I got into all kinds of weird things for a long time just to get in touch with Bobby. I went to faith healers, psychics. At the time it was comforting. I never revealed any personal information, but one particular woman told me things about how Bobby died – the circumstances, where I was at the time – that nobody could possibly have known but me and my sons.

‘Now I’m a bit more cynical. I don’t know whether there’s an afterlife.’ Bobby wasn’t just her soul mate, but her manager and her dear friend. She says she’s ‘got used’ to losing him, but will never ‘get over it’. ‘What I miss dearly is, when I used to do a show, we’d go out to dinner with our friends as couples – Jimmy Tarbuck and Pauline, the late, great Henry Cooper and his wife Albina, Michael Parkinson and Mary. Bobby was the raconteur. I could switch off.
I’ve had to learn, since being single again, to do the show – and then put on another show afterwards, can you get that? I never had to do that before.
‘You’re not married to somebody without sadnesses. Bobby was there for me when we lost our little girl. [Their daughter Ellen was born 13 weeks premature in 1975 and died two hours after her birth.] You have incredible ups and downs, but you have each other to help you get through it all. It’s when you lose your loved one that you have to experience the highs and terrible lows on your own.
‘But, on the other side of the coin, people go through life without meeting the love of their life. I was very lucky to be very young when I met Bobby. I’ve had a blessed life. I’ve pulled back from trying to control my destiny and gone back to accepting whatever fate has in store for me. I live for today because I don’t know what’ll happen tomorrow.’ Which, for now, is her date with the guy-called- Peter. Could he ever be more than a ‘chum’?

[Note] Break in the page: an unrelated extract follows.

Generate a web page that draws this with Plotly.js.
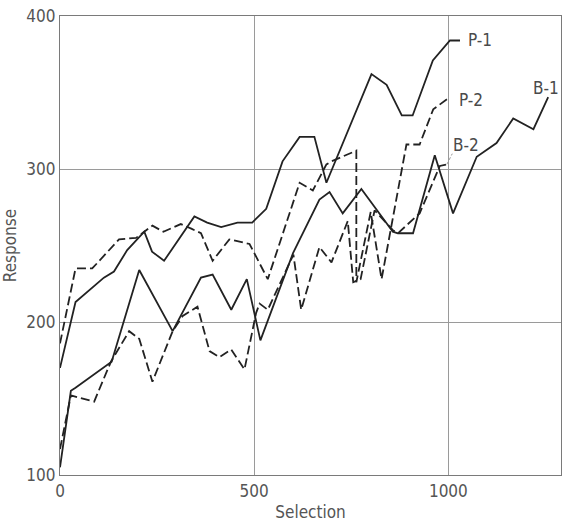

‘I’m a never-say-never girl, but I’m still so madly in love with Bobby. I could never ever think of marrying again. I’ve said I’m a great believer in fate and I am. I think it’s all written down for you and mapped out, which has been the biggest shock for me. I was convinced I’d go before Bobby. I’ve had such a charmed life and that’s my only regret. I took it for granted.’